En mi opinión, se trata de un caso que hace mucho debió haberse concluido, incluso sin prejuzgar en qué sentido. Pero no. El gobierno de Enrique Peña Nieto ha protegido a los delincuentes, los ha hecho intocables y ha contribuido a eso la deplorable omisión de Javier Corral de desentenderse de una denuncia que en su tiempo consideró “robusta y soportada en un arsenal de pruebas”.

El amparo es muy sencillo de entender y atender, pero se le quiere perder en los vericuetos del burocratismo y la chicanería. Se trata de una investigación madura que en sí misma merece llegar a los tribunales competentes. Pero en sí la demanda de amparo no se excede en sus posibles consecuencias, que son tres: se consigna a los tribunales solicitando la aprehensión, se archiva por no tener sustento, o finalmente se reserva para seguir avanzando años y años para demostrar lo que a todas luces es evidente.

Sintetizando: con el amparo que comento lo que se le quiere decir a la PGR es: te ordeno que ya hagas lo que procede, que tres años son algo más que suficiente para tener una conclusión en una temática que, aparentemente, es compleja, pero que tiene una sencillez a todas luces demostrable en materia de un enriquecimiento que ya no se pudo explicar, un conflicto de intereses que comprende hasta un niño de pecho y el desvío de fondos para patrocinar los intereses privados de un trío que se redujo a dúo porque el azar –¡ah!, el azar– así lo quiso.

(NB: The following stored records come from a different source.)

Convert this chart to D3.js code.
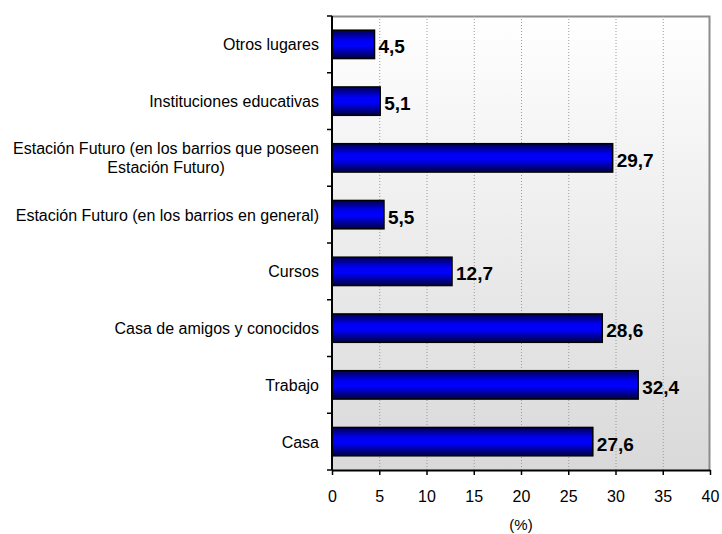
<!DOCTYPE html>
<html>
<head>
<meta charset="utf-8">
<script src="https://cdn.jsdelivr.net/npm/d3@7"></script>
<style>
  body { margin: 0; background: #fff; }
  svg { font-family: Arial, "Liberation Sans", sans-serif; }
  .grid line { stroke: #9a9a9a; stroke-dasharray: 1,2; }
  .grid path { display: none; }
</style>
</head>
<body>
<script>
// categories top to bottom
const categories = [
  "Otros lugares",
  "Instituciones educativas",
  "Estación Futuro (en los barrios que poseen|Estación Futuro)",
  "Estación Futuro (en los barrios en general)",
  "Cursos",
  "Casa de amigos y conocidos",
  "Trabajo",
  "Casa"
];
const values = [4.5, 5.1, 29.7, 5.5, 12.7, 28.6, 32.4, 27.6];
const xTicks = [0, 5, 10, 15, 20, 25, 30, 35, 40];
const xTitle = "(%)";

const data = categories.map((c, i) => ({cat: c, v: values[i]}));

const margin = {top: 16, right: 12, bottom: 64, left: 332};
const W = 722, H = 534;
const width = W - margin.left - margin.right;
const height = H - margin.top - margin.bottom;

const svg = d3.select("body").append("svg")
  .attr("width", W).attr("height", H);

const defs = svg.append("defs");
const bg = defs.append("linearGradient").attr("id", "bg")
  .attr("x1", 0).attr("y1", 0).attr("x2", 0).attr("y2", 1);
bg.append("stop").attr("offset", "0%").attr("stop-color", "#ffffff");
bg.append("stop").attr("offset", "100%").attr("stop-color", "#d9d9d9");

const barG = defs.append("linearGradient").attr("id", "barfill")
  .attr("x1", 0).attr("y1", 0).attr("x2", 0).attr("y2", 1);
barG.append("stop").attr("offset", "0%").attr("stop-color", "#000050");
barG.append("stop").attr("offset", "35%").attr("stop-color", "#0000f0");
barG.append("stop").attr("offset", "55%").attr("stop-color", "#0000ff");
barG.append("stop").attr("offset", "100%").attr("stop-color", "#000040");

const g = svg.append("g")
  .attr("transform", "translate(" + margin.left + "," + margin.top + ")");

const x = d3.scaleLinear().domain([0, 40]).range([0, width]);
const y = d3.scaleBand().domain(categories).range([0, height]).paddingInner(0.5).paddingOuter(0.25);

// plot background
g.append("rect")
  .attr("width", width).attr("height", height)
  .attr("fill", "url(#bg)");

// frame top/right
g.append("path")
  .attr("d", "M0,0.5H" + (width - 0.5) + "V" + height)
  .attr("fill", "none").attr("stroke", "#8c8c8c").attr("stroke-width", 2);

// grid
g.append("g").attr("class", "grid")
  .call(d3.axisBottom(x).tickValues(xTicks.slice(1, -1)).tickSize(height).tickFormat(""));

// bars
g.selectAll(".bar").data(data).enter().append("rect")
  .attr("class", "bar")
  .attr("x", 0)
  .attr("y", d => y(d.cat))
  .attr("width", d => x(d.v))
  .attr("height", y.bandwidth())
  .attr("fill", "url(#barfill)")
  .attr("stroke", "#000").attr("stroke-width", 1.5);

// value labels
g.selectAll(".val").data(data).enter().append("text")
  .attr("x", d => x(d.v) + 4)
  .attr("y", d => y(d.cat) + y.bandwidth() / 2 + 9)
  .attr("font-size", 19).attr("font-weight", "bold")
  .text(d => d.v.toFixed(1).replace(".", ","));

// x axis
const xAxis = g.append("g")
  .attr("transform", "translate(0," + height + ")")
  .call(d3.axisBottom(x).tickValues(xTicks).tickSize(5).tickSizeOuter(0).tickPadding(16));
xAxis.select(".domain").attr("stroke", "#000").attr("stroke-width", 2);
xAxis.selectAll(".tick line").attr("stroke", "#000").attr("stroke-width", 1.5);
xAxis.selectAll("text").attr("font-size", 16).attr("fill", "#000").attr("font-family", "Arial, 'Liberation Sans', sans-serif");

// y axis line and ticks at band boundaries
const bounds = d3.range(categories.length + 1).map(i => i * height / categories.length);
g.append("line").attr("x1", 0).attr("x2", 0).attr("y1", 0).attr("y2", height)
  .attr("stroke", "#000").attr("stroke-width", 2);
g.selectAll(".ytick").data(bounds).enter().append("line")
  .attr("x1", -5).attr("x2", 0)
  .attr("y1", d => d).attr("y2", d => d)
  .attr("stroke", "#000").attr("stroke-width", 1.5);

// category labels
const labelRight = -13;
data.forEach(d => {
  const lines = d.cat.split("|");
  const cy = y(d.cat) + y.bandwidth() / 2;
  const lh = 19;
  const t = g.append("text")
    .attr("font-size", 16).attr("fill", "#000");
  if (lines.length === 1) {
    t.attr("text-anchor", "end").attr("x", labelRight).attr("y", cy + 6).text(lines[0]);
  } else {
    // centered block, right aligned as a whole
    const tmp = g.append("text").attr("font-size", 16).text(lines[0]);
    const w = tmp.node().getComputedTextLength();
    tmp.remove();
    const cx = labelRight - w / 2;
    t.attr("text-anchor", "middle");
    lines.forEach((ln, i) => {
      t.append("tspan").attr("x", cx)
        .attr("y", cy + 6 + (i - (lines.length - 1) / 2) * lh)
        .text(ln);
    });
  }
});

// x title
g.append("text")
  .attr("x", x(20)).attr("y", height + 60)
  .attr("text-anchor", "middle").attr("font-size", 15)
  .text(xTitle);
</script>
</body>
</html>
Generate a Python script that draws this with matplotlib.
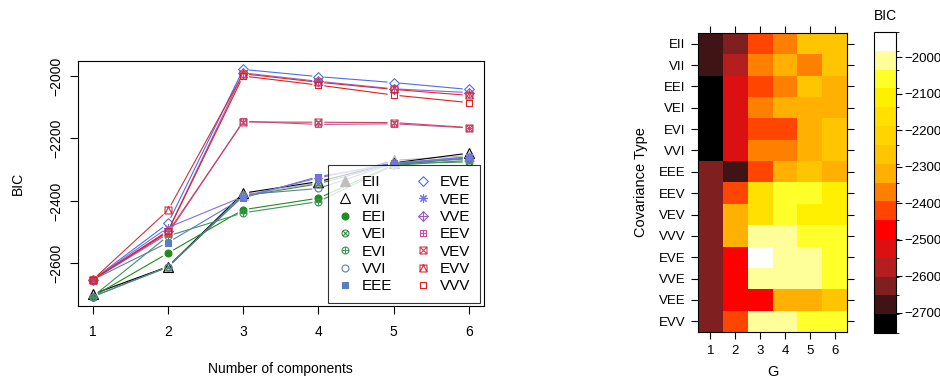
"""BIC curves per covariance model and a BIC heat map by G."""

import matplotlib

matplotlib.use("Agg")
import matplotlib.pyplot as plt
import numpy as np
from matplotlib.colors import BoundaryNorm, ListedColormap
from matplotlib.lines import Line2D
from matplotlib.path import Path

plt.rcParams["font.family"] = ["Liberation Sans", "DejaVu Sans"]

# ---- data -------------------------------------------------------------
components = [1, 2, 3, 4, 5, 6]
models = ["EII", "VII", "EEI", "VEI", "EVI", "VVI", "EEE",
          "EVE", "VEE", "VVE", "EEV", "VEV", "EVV", "VVV"]

bic_EII = [-2698, -2612, -2380, -2342, -2270, -2255]
bic_VII = [-2698, -2610, -2375, -2338, -2278, -2247]
bic_EEI = [-2706, -2567, -2428, -2391, -2284, -2262]
bic_VEI = [-2706, -2610, -2385, -2345, -2280, -2275]
bic_EVI = [-2706, -2512, -2438, -2402, -2286, -2270]
bic_VVI = [-2706, -2612, -2380, -2360, -2280, -2265]
bic_EEE = [-2652, -2533, -2390, -2322, -2281, -2258]
bic_EVE = [-2652, -2472, -1979, -2002, -2021, -2043]
bic_VEE = [-2652, -2485, -2386, -2326, -2278, -2260]
bic_VVE = [-2652, -2495, -1990, -2017, -2041, -2053]
bic_EEV = [-2652, -2505, -2145, -2155, -2153, -2166]
bic_VEV = [-2652, -2500, -2147, -2148, -2149, -2165]
bic_EVV = [-2652, -2430, -1993, -2020, -2043, -2062]
bic_VVV = [-2652, -2497, -2000, -2029, -2061, -2085]

bic_curves = [bic_EII, bic_VII, bic_EEI, bic_VEI, bic_EVI, bic_VVI, bic_EEE,
              bic_EVE, bic_VEE, bic_VVE, bic_EEV, bic_VEV, bic_EVV, bic_VVV]

# heat map (second fit), rows top to bottom, columns G = 1..6
heat_rows = ["EII", "VII", "EEI", "VEI", "EVI", "VVI", "EEE",
             "EEV", "VEV", "VVV", "EVE", "VVE", "VEE", "EVV"]
heat_g = [1, 2, 3, 4, 5, 6]
heat_bic = [
    [-2690, -2640, -2415, -2360, -2270, -2265],
    [-2690, -2590, -2375, -2330, -2380, -2262],
    [-2725, -2530, -2430, -2370, -2255, -2300],
    [-2725, -2528, -2365, -2320, -2315, -2310],
    [-2725, -2526, -2425, -2420, -2305, -2270],
    [-2725, -2526, -2375, -2372, -2305, -2268],
    [-2640, -2680, -2420, -2310, -2265, -2320],
    [-2640, -2410, -2160, -2060, -2065, -2100],
    [-2640, -2320, -2155, -2055, -2095, -2100],
    [-2640, -2320, -2010, -2005, -2050, -2055],
    [-2640, -2480, -1950, -2020, -2025, -2045],
    [-2640, -2480, -2015, -2020, -2020, -2045],
    [-2640, -2485, -2470, -2325, -2320, -2270],
    [-2640, -2420, -2000, -2005, -2060, -2060],
]
bic_ticks = [-2700, -2600, -2500, -2400, -2300, -2200, -2100, -2000]
level_lo, level_hi, n_levels = -2755, -1931, 16

# ---- styles -------------------------------------------------------------
MV = Path.MOVETO
LT = Path.LINETO
CP = Path.CLOSEPOLY
SQUARE = Path([(-1, -1), (1, -1), (1, 1), (-1, 1), (-1, -1)], [MV, LT, LT, LT, CP])
DIAMOND = Path([(0, -1), (1, 0), (0, 1), (-1, 0), (0, -1)], [MV, LT, LT, LT, CP])
PLUS = Path([(-1, 0), (1, 0), (0, -1), (0, 1)], [MV, LT, MV, LT])
CROSS_C = Path([(-0.71, -0.71), (0.71, 0.71), (-0.71, 0.71), (0.71, -0.71)], [MV, LT, MV, LT])
CROSS_S = Path([(-1, -1), (1, 1), (-1, 1), (1, -1)], [MV, LT, MV, LT])
TRI_S = Path([(-1, -1), (0, 1), (1, -1)], [MV, LT, LT])

markers = {
    "EII": ("^", True, 6.5), "VII": ("^", False, 6.5), "EEI": ("o", True, 5.0),
    "VEI": (Path.make_compound_path(Path.unit_circle(), CROSS_C), False, 5.0),
    "EVI": (Path.make_compound_path(Path.unit_circle(), PLUS), False, 5.0),
    "VVI": ("o", False, 5.0), "EEE": ("s", True, 5.0),
    "EVE": (DIAMOND, False, 7.0), "VEE": ((8, 2, 0), False, 6.0),
    "VVE": (Path.make_compound_path(DIAMOND, PLUS), False, 7.0),
    "EEV": (Path.make_compound_path(SQUARE, PLUS), False, 5.0),
    "VEV": (Path.make_compound_path(SQUARE, CROSS_S), False, 5.0),
    "EVV": (Path.make_compound_path(SQUARE, TRI_S), False, 5.0),
    "VVV": (SQUARE, False, 5.0),
}
colors = {
    "EII": "#bebebe", "VII": "#000000", "EEI": "#218b21", "VEI": "#41884f",
    "EVI": "#3f9656", "VVI": "#58819c", "EEE": "#597dc3", "EVE": "#4a6fe8",
    "VEE": "#7b72ea", "VVE": "#9b5fc8", "EEV": "#c0519e", "VEV": "#c9445f",
    "EVV": "#d12f3c", "VVV": "#e0201c",
}
heat_colors = ["#000000", "#401414", "#7f1f1f", "#b41e1e", "#dc1010", "#ff0000",
               "#ff4500", "#ff8000", "#ffb000", "#ffc500", "#ffd400", "#ffe000",
               "#fff000", "#ffff2a", "#ffff99", "#ffffff"]


def draw_gapped_line(ax, x, y, color, gap_px=6.0):
    """Connect points like R's type='b', leaving a gap around each point."""
    pts = ax.transData.transform(np.column_stack([x, y]))
    inv = ax.transData.inverted()
    for p0, p1 in zip(pts[:-1], pts[1:]):
        d = p1 - p0
        n = np.hypot(*d)
        if n <= 2 * gap_px:
            continue
        u = d / n
        seg = inv.transform(np.array([p0 + u * gap_px, p1 - u * gap_px]))
        ax.plot(seg[:, 0], seg[:, 1], color=color, lw=0.8, solid_capstyle="butt")


def plot_bic_curves(fig):
    ax = fig.add_axes([0.0827, 0.1969, 0.4319, 0.6430])
    ax.set_xlim(0.8, 6.2)
    ax.set_ylim(-2736, -1952)
    handles = []
    for name, vals in zip(models, bic_curves):
        mk, filled, ms = markers[name]
        col = colors[name]
        draw_gapped_line(ax, components, vals, col)
        kw = dict(marker=mk, markersize=ms, markeredgewidth=0.8, markeredgecolor=col,
                  markerfacecolor=col if filled else "none", linestyle="none")
        ax.plot(components, vals, **kw)
        handles.append(Line2D([], [], label=name, **kw))

    ax.set_xticks(components)
    ax.set_yticks([-2600, -2400, -2200, -2000])
    ax.tick_params(direction="out", length=6, width=0.8, labelsize=10)
    ax.tick_params(axis="x", pad=8)
    ax.tick_params(axis="y", pad=4)
    for lab in ax.get_yticklabels():
        lab.set_rotation(90)
        lab.set_va("center")
    for sp in ax.spines.values():
        sp.set_linewidth(0.8)
    ax.set_xlabel("Number of components", fontsize=10, labelpad=16)
    ax.set_ylabel("BIC", fontsize=10, labelpad=18)

    leg = ax.legend(handles=handles, ncol=2, loc="lower right",
                    bbox_to_anchor=(480 / 940, 1 - 303.3 / 381),
                    bbox_transform=fig.transFigure, borderaxespad=0,
                    fontsize=11, frameon=True, fancybox=False, edgecolor="black",
                    handlelength=1.0, handletextpad=0.6, columnspacing=1.5,
                    labelspacing=0.22, borderpad=0.65)
    leg.get_frame().set_linewidth(0.8)
    return ax


def plot_heatmap(fig):
    ax = fig.add_axes([0.7426, 0.1286, 0.1585, 0.7848])
    cmap = ListedColormap(heat_colors)
    norm = BoundaryNorm(np.linspace(level_lo, level_hi, n_levels + 1), n_levels)
    mesh = ax.pcolormesh(np.arange(0.5, len(heat_g) + 1), np.arange(-0.5, len(heat_rows)),
                         np.array(heat_bic), cmap=cmap, norm=norm)
    ax.set_ylim(len(heat_rows) - 0.5, -0.5)
    ax.set_xticks(heat_g)
    ax.set_yticks(range(len(heat_rows)))
    ax.set_yticklabels(heat_rows)
    ax.tick_params(direction="out", length=5, width=0.8, labelsize=9.5,
                   top=True, right=True, pad=4)
    for sp in ax.spines.values():
        sp.set_linewidth(0.8)
    ax.set_xlabel("G", fontsize=10.5, labelpad=6)
    ax.set_ylabel("Covariance Type", fontsize=10.5, labelpad=8)

    cax = fig.add_axes([874 / 940, 1 - 333 / 381, 22 / 940, 301 / 381])
    cb = fig.colorbar(mesh, cax=cax, ticks=bic_ticks)
    cb.outline.set_linewidth(0.8)
    cax.tick_params(direction="out", length=4, width=0.8, labelsize=9.5, pad=2)
    cax.set_title("BIC", fontsize=10, pad=9)
    return ax


def main():
    fig = plt.figure(figsize=(9.4, 3.81), dpi=100)
    plot_bic_curves(fig)
    plot_heatmap(fig)
    fig.savefig("out.png", dpi=100)
    plt.close(fig)


if __name__ == "__main__":
    main()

El próximo jueves 16 de noviembre de 2017 se celebrará la audiencia constitucional en el amparo solicitado. Llegaremos con nuestras pruebas y alegatos, seguros de que ahí encontraremos el cartelito con la leyenda del valeroso insurgente Morelos; aunque sabemos que la casta de los juristas que hoy pueblan buena parte del aparato judicial federal está hecha con la madera de los Bernabé Jurado, el auténtico abogado del diablo, corrupto y rapaz hasta el exceso, depravado y vicioso, que sin embargo se amamanta en los pechos privilegiados del poder, según la novela de Eugenio Aguirre llamada El abogánster.

¿Terquedad? Sí, por tratarse de una justicia para todos. Ya la ganamos, ya la merecemos.